The Devil’s in the details.

“For the next few moments I’m at the edge,

Hanging on to my last seconds of light

And looking down at the oblivion,

The blackness waiting to swallow me up.”

But he’s also in the themes.

I’ve already talked about obsession and searching for salvation, so no need to dwell there. Bigger than that, however, is the start. Dante is the escort to this trip, and as I said earlier, is the Lighthouse going down into Hell, or up?
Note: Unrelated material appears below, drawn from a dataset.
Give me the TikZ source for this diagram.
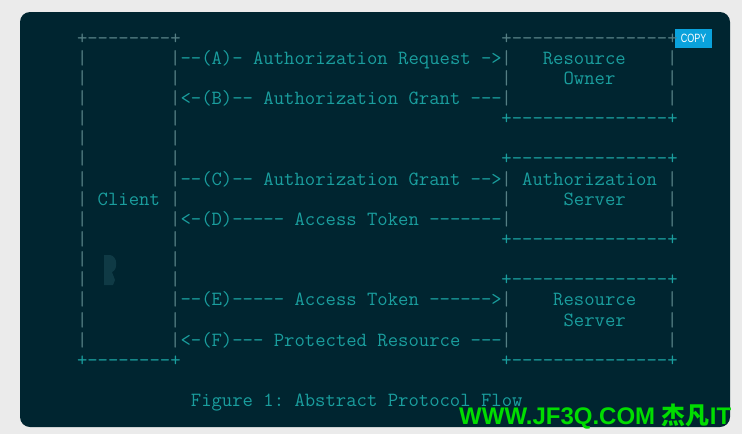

From reading the ending, I would say that the Heaven we all know can very well be Hell after we awaken. All the sin sliming through our lives can be brought to the light and terrify us. Although, the reverse could be argued. It’s the minor feats of greatness that can make Hell not so scary. Though Virgil might be despicable in some of his appearances and self-descriptions, could he not very well be a fallen angel? Perhaps an angel of Justice?

 “It’s what a sunrise is like:

A gentle emergence of brilliance.”

While Virgil may take the wander, Dante flipping in this tale as the guide, one theme gets to me still. It’s blatant near the end, expressly spelled out. I didn’t want to ruin readers about the insight I had getting there, but suffice to say it’s a doozy. Great conceit to round at the story.

And rounding out this review, I’m more than happy to say this debut blew me away. I can see plenty of rereads in the future, helping me shake my interpretation and leaving room for more themes to unearth between the lines.

Because while some may be dark and hidden, I want to make sure Oliver Langmead’s debut is not.

“Way I saw it, the darkness made him mad;

He thought he was doing them a favour,

Saving them from the dark before they grew.”

*I was given this ARC for my honest review.*

Rating: 8/10

2 thoughts on “Dark Star by Oliver Langmead

  1. I loved this book too! I was quite surprised, since I wasn’t thrilled with tbe first Unsung Stories book I read. If there’s any justice in the world, it should show up on at least one awards list next year.